8 Haziran 2020 Pazartesi

NAZIM'A DAİR

NAZIM'A DAİR

Toplum içerisinde ötekileştirmeden payını alanlardan biri olan Nazım Hikmet Ran yıllarca taraflar arasında sanatçı kimliği hiçe sayılarak birçok tartışmaya neden olmuştur. Kimileri vatan haini ilan ederken kimileri ise yurtseverliğini savunmuştur. Yazımızda ince eleyip sık dokuyarak objektif biçimde hem hayatından kesitler aktarmaya hem de tartışmaların üstünü çizip şeffafiyet altında ezberleri bozmaya çalışacağız.

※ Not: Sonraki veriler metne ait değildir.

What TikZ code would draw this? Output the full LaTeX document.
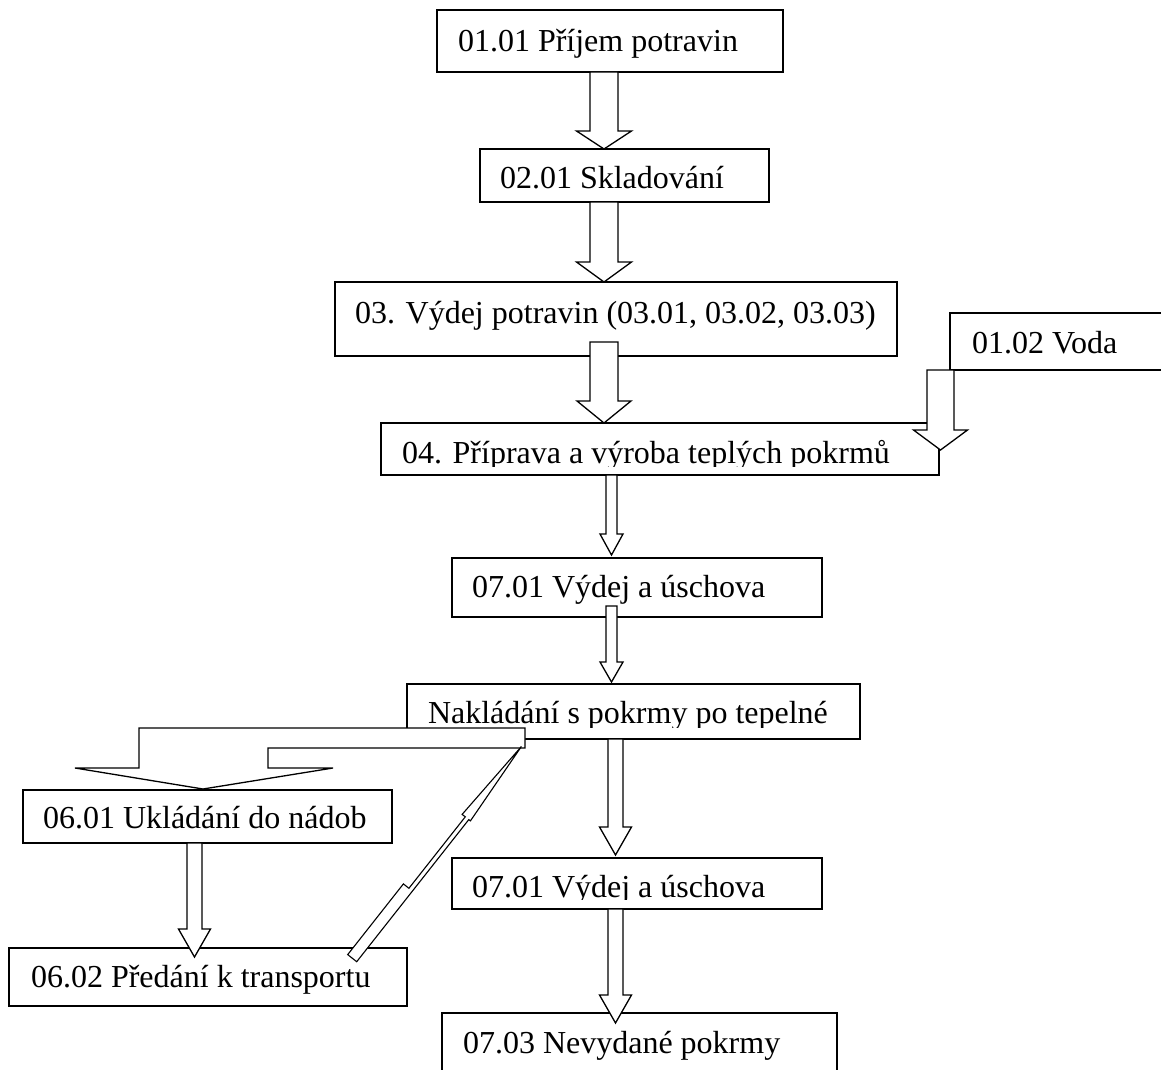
\documentclass[tikz,border=0pt]{standalone}
\usepackage{fontspec}
\setmainfont{Liberation Serif}
\usetikzlibrary{calc}
\newcommand\vblk[6]{% #1 x centre, #2 start point, #3 tip point, #4 shaft half, #5 head half, #6 head length
  \draw[blk] let \p1=(#2), \p2=(#3) in
    ({(#1-#4)*1pt},\y1) -- ({(#1+#4)*1pt},\y1) -- ({(#1+#4)*1pt},{\y2+#6*1pt})
    -- ({(#1+#5)*1pt},{\y2+#6*1pt}) -- ({#1*1pt},\y2) -- ({(#1-#5)*1pt},{\y2+#6*1pt})
    -- ({(#1-#4)*1pt},{\y2+#6*1pt}) -- cycle;}
\begin{document}
\begin{tikzpicture}[x=1pt,y=-1pt,
  box/.style={draw=black, fill=white, line width=1.3pt, inner sep=0pt, outer sep=0pt, anchor=north west},
  lbl/.style={inner sep=0pt, outer sep=0pt, anchor=base west, font=\fontsize{32}{38}\selectfont},
  blk/.style={draw=black, fill=white, line width=1.3pt, line join=miter}]
\useasboundingbox (0,0) rectangle (1161,1070);
\clip (0,0) rectangle (1161,1070);
\fill[white] (0,0) rectangle (1161,1070);

% boxes
\node[box, minimum width=346pt, minimum height=62pt] (b0101) at (437,10) {};
\node[box, minimum width=289pt, minimum height=53pt] (b0201) at (480,149) {};
\node[box, minimum width=562pt, minimum height=74pt] (b03) at (335,282) {};
\node[box, minimum width=240pt, minimum height=57pt] (bvoda) at (950,313) {};
\node[box, minimum width=558pt, minimum height=52pt] (b04) at (381,423) {};
\node[box, minimum width=370pt, minimum height=59pt] (b0701a) at (452,558) {};
\node[box, minimum width=453pt, minimum height=55pt] (bnak) at (407,684) {};
\node[box, minimum width=369pt, minimum height=53pt] (b0601) at (23,790) {};
\node[box, minimum width=398pt, minimum height=58pt] (b0602) at (9,948) {};
\node[box, minimum width=370pt, minimum height=51pt] (b0701b) at (452,858) {};
\node[box, minimum width=395pt, minimum height=75pt] (b0703) at (442,1013) {};

% block arrows
\vblk{604}{b0101.south}{b0201.north}{14}{27.5}{18}
\vblk{604}{b0201.south}{b03.north}{14}{27.5}{20}
\vblk{604}{[yshift=14pt]b03.south}{b04.north}{14}{27}{22}
\vblk{940.5}{bvoda.south west}{[yshift=-27pt]b04.north east}{13.5}{27}{20}
\vblk{611.5}{b04.south}{[yshift=3pt]b0701a.north}{5.5}{11.5}{21}
\vblk{611.5}{[yshift=11pt]b0701a.south}{[yshift=2pt]bnak.north}{5.5}{11.5}{20}
\vblk{615.5}{bnak.south}{[yshift=3pt]b0701b.north}{7.5}{16}{28}
\vblk{615.5}{b0701b.south}{[yshift=-10pt]b0703.north}{7.5}{16}{28}
\vblk{194.5}{b0601.south}{[yshift=-9pt]b0602.north}{7.5}{16}{28}

% bent arrow from Nakladani to 06.01
\draw[blk] (525,728) -- (525,748) -- (268,748) -- (268,768) -- (333,768)
  -- (203,789) -- (75,768) -- (139,768) -- (139,728) -- cycle;

% diagonal arrow from 06.02 up to Nakladani
\draw[blk, line width=1.1pt] (347.7,954.6) -- (403.4,883.9) -- (408.9,888.3) -- (465.3,816.8)
  -- (462.1,814.4) -- (521.4,746.5) -- (470.4,820.9) -- (468.8,819.6)
  -- (356.7,961.7) -- cycle;

% labels
\node[lbl] (t0101) at (458,52) {01.01 Příjem potravin};
\node[lbl] (t0201) at (500,188) {02.01 Skladování};
\node[lbl] (t03) at (355,323) {03. Výdej potravin (03.01, 03.02, 03.03)};
\node[lbl] (tvoda) at (972,353) {01.02 Voda};
\begin{scope}
  \clip (381,423) rectangle (939,466);
  \node[lbl] (t04) at (402,463) {04. Příprava a výroba teplých pokrmů};
\end{scope}
\node[lbl] (t0701a) at (472,597) {07.01 Výdej a úschova};
\begin{scope}
  \clip (407,684) rectangle (860,727);
  \node[lbl] (tnak) at (428,723) {Nakládání s pokrmy po tepelné};
\end{scope}
\node[lbl] (t0601) at (43,828) {06.01 Ukládání do nádob};
\node[lbl] (t0602) at (31,987) {06.02 Předání k transportu};
\begin{scope}
  \clip (452,858) rectangle (822,899);
  \node[lbl] (t0701b) at (472,897) {07.01 Výdej a úschova};
\end{scope}
\node[lbl] (t0703) at (463,1053) {07.03 Nevydané pokrmy};
\end{tikzpicture}
\end{document}
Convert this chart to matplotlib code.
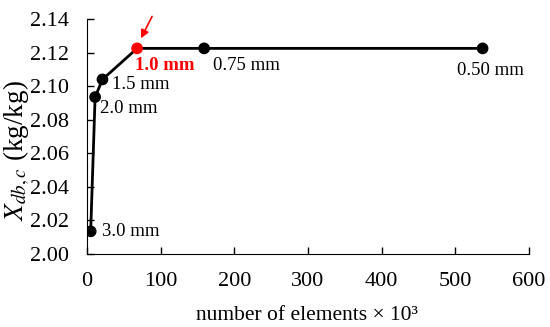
import matplotlib
matplotlib.use("Agg")
import matplotlib.pyplot as plt

# data
elements = [5, 11, 21, 68, 159, 537]          # x 10^3
xdb = [2.0135, 2.0935, 2.104, 2.1225, 2.1225, 2.1225]
mesh_labels = ['3.0 mm', '2.0 mm', '1.5 mm', '1.0 mm', '0.75 mm', '0.50 mm']
highlight = 3

plt.rcParams['font.family'] = ['Liberation Serif', 'DejaVu Serif']
plt.rcParams['mathtext.fontset'] = 'stix'

fig = plt.figure(figsize=(5.5, 3.27), dpi=100)
ax = fig.add_axes([87/550, 1 - 254/327, 442/550, 235/327])

ax.plot(elements, xdb, color='black', lw=2, zorder=2)
colors = ['red' if i == highlight else 'black' for i in range(len(elements))]
ax.scatter(elements, xdb, s=55, c=colors, zorder=3)

# label offsets in points
offsets = [(8, 0), (3.6, -8), (7, -3.6), (-1.5, -12.5), (6.5, -12.5), (6, -16)]
for i, (x, y, lab) in enumerate(zip(elements, xdb, mesh_labels)):
    dx, dy = offsets[i]
    ha = 'center' if i == 5 else 'left'
    if i == highlight:
        ax.annotate(lab, (x, y), xytext=(dx, dy), textcoords='offset points',
                    ha=ha, va='center', fontsize=13.5, color='red', fontweight='bold')
    else:
        ax.annotate(lab, (x, y), xytext=(dx, dy), textcoords='offset points',
                    ha=ha, va='center', fontsize=13.5)

ax.annotate('', xy=(71.5, 2.127), xytext=(90, 2.143), annotation_clip=False,
            arrowprops=dict(arrowstyle='-|>', color='red', lw=1.2, mutation_scale=12))

ax.set_xlim(0, 600)
ax.set_ylim(2.00, 2.14)
ax.set_xticks(range(0, 601, 100))
ax.set_yticks([2.00, 2.02, 2.04, 2.06, 2.08, 2.10, 2.12, 2.14])
ax.yaxis.set_major_formatter(matplotlib.ticker.FormatStrFormatter('%.2f'))
ax.tick_params(direction='in', labelsize=16, length=5, width=1, pad=13)
ax.spines['top'].set_visible(False)
ax.spines['right'].set_visible(False)
ax.set_xlabel('number of elements × 10³', fontsize=15.5)
ax.xaxis.set_label_coords((307 - 87) / 442, -(306 - 254) / 235)
ax.set_ylabel('$X_{db,c}$ (kg/kg)', fontsize=19.5)
ax.yaxis.set_label_coords((32 - 87) / 442, (254 - 151) / 235)

fig.savefig('out.png', dpi=100)
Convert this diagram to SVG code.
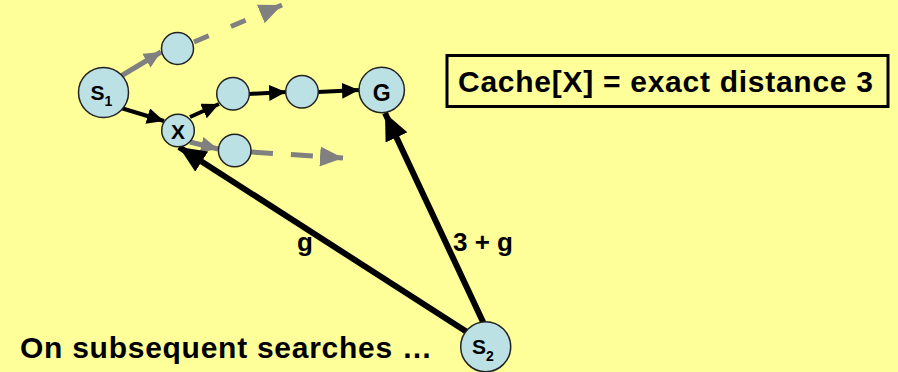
<svg xmlns="http://www.w3.org/2000/svg" width="898" height="372" viewBox="0 0 898 372">
<style>
  .node{fill:#BCE1E4;stroke:#222;stroke-width:1.5}
  .lbl{font-family:"Liberation Sans",Arial,sans-serif;font-weight:bold;fill:#000}
  .blk{stroke:#000;stroke-width:4;fill:none}
  .thick{stroke:#000;stroke-width:6;fill:none}
  .gry{stroke:#808080;stroke-width:5;fill:none}
</style>
<defs>
  <marker id="ab" markerUnits="userSpaceOnUse" markerWidth="18" markerHeight="16" refX="17" refY="8" orient="auto">
    <path d="M0,0 L17,8 L0,16 z" fill="#000"/>
  </marker>
  <marker id="ag" markerUnits="userSpaceOnUse" markerWidth="18" markerHeight="16" refX="17" refY="8" orient="auto">
    <path d="M0,0 L17,8 L0,16 z" fill="#808080"/>
  </marker>
  <marker id="agd" markerUnits="userSpaceOnUse" markerWidth="24" markerHeight="20" refX="23" refY="10" orient="auto">
    <path d="M0,0 L23,10 L0,20 z" fill="#808080"/>
  </marker>
  <marker id="abig" markerUnits="userSpaceOnUse" markerWidth="28" markerHeight="24" refX="27" refY="12" orient="auto">
    <path d="M0,0 L27,12 L0,24 z" fill="#000"/>
  </marker>
</defs>
<rect x="0" y="0" width="898" height="372" fill="#FFFF99"/>

<g id="connectors">
  <line class="gry" x1="121" y1="76" x2="161" y2="52" marker-end="url(#ag)"/>
  <line class="gry" x1="194" y1="42" x2="282" y2="5" stroke-dasharray="16 24" marker-end="url(#agd)"/>
  <line class="blk" x1="121" y1="108" x2="164" y2="121" marker-end="url(#ab)"/>
  <line class="blk" x1="190" y1="117" x2="219" y2="104" marker-end="url(#ab)"/>
  <line class="blk" x1="249" y1="94" x2="286" y2="92" marker-end="url(#ab)"/>
  <line class="blk" x1="318" y1="92" x2="359" y2="90" marker-end="url(#ab)"/>
  <line class="gry" x1="190" y1="142" x2="218" y2="149" marker-end="url(#ag)"/>
  <line class="gry" x1="251" y1="152" x2="343" y2="158" stroke-dasharray="22 18" marker-end="url(#agd)"/>
  <line class="thick" x1="467" y1="332" x2="179" y2="147" marker-end="url(#abig)"/>
  <line class="thick" x1="484" y1="324" x2="385" y2="113" marker-end="url(#abig)"/>
</g>

<g id="S1">
  <circle class="node" cx="103.5" cy="92.5" r="25"/>
  <text class="lbl" x="90.5" y="100" font-size="21">S<tspan font-size="14" dy="6">1</tspan></text>
</g>
<g id="n_top">
  <circle class="node" cx="177.5" cy="48.5" r="16"/>
</g>
<g id="X">
  <circle class="node" cx="178" cy="130.5" r="16.3"/>
  <text class="lbl" x="178" y="138.5" font-size="21" text-anchor="middle">X</text>
</g>
<g id="n_a">
  <circle class="node" cx="233" cy="93.7" r="16.3"/>
</g>
<g id="n_b">
  <circle class="node" cx="302" cy="91.8" r="16.3"/>
</g>
<g id="n_bottom">
  <circle class="node" cx="234.7" cy="150.5" r="16.3"/>
</g>
<g id="G">
  <circle class="node" cx="381.7" cy="90" r="22.7"/>
  <text class="lbl" x="381.7" y="100.5" font-size="23" text-anchor="middle">G</text>
</g>
<g id="S2">
  <circle class="node" cx="485.7" cy="346.7" r="25"/>
  <text class="lbl" x="472" y="354" font-size="21">S<tspan font-size="14" dy="7">2</tspan></text>
</g>

<g id="labels">
  <text class="lbl" x="297" y="251" font-size="26">g</text>
  <text class="lbl" x="453" y="251" font-size="26" textLength="60">3 + g</text>
  <text class="lbl" x="20" y="358" font-size="30" textLength="412">On subsequent searches …</text>
</g>

<g id="cache">
  <rect x="447" y="55.5" width="441" height="51" fill="none" stroke="#000" stroke-width="3"/>
  <text class="lbl" x="458" y="92" font-size="30" textLength="415">Cache[X] = exact distance 3</text>
</g>
</svg>
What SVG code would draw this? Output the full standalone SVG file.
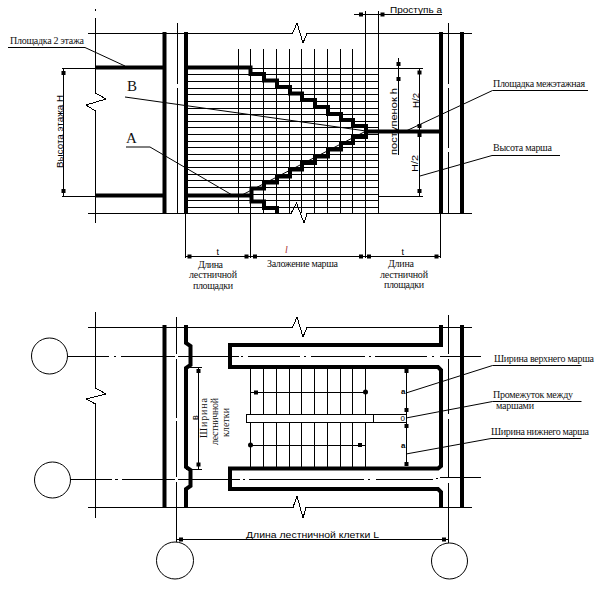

Nazım Hikmet Ran, 1902 yılında Selanik’te dünyaya geldi. Babası Hikmet Bey çeşitli illerde valilik yapmış ve Osmanlı Hariciyesi’nde (Günümüz Dışişleri Bakanlığı) çalışmıştır.  Annesi Celile Hanım ise ilk kadın ressamlarımız arasında yer alan kültürlü ve sanatçı ruhlu bir kadındır. Bu aydın kişiliklerin Nazım üzerinde mutlak etkisi tartışılamaz.

Türk basın tarihinin önde gelen isimlerinden olan ve Nazım Hikmet'i çok iyi tanıyan Zekeriya Sertel, Mavi Gözlü Dev: Nazım Hikmet ve Sanatı adlı eserinde ilk şiirini 11 yaşındayken evlerinin karşısında çıkan yangından etkilenerek yazdığını beyan ediyor. "Yanıyor yanıyor müthiş tarrakalar. Çekiyor, ağuşuna bu advi beşer, haneler, yetimler, fakirler..."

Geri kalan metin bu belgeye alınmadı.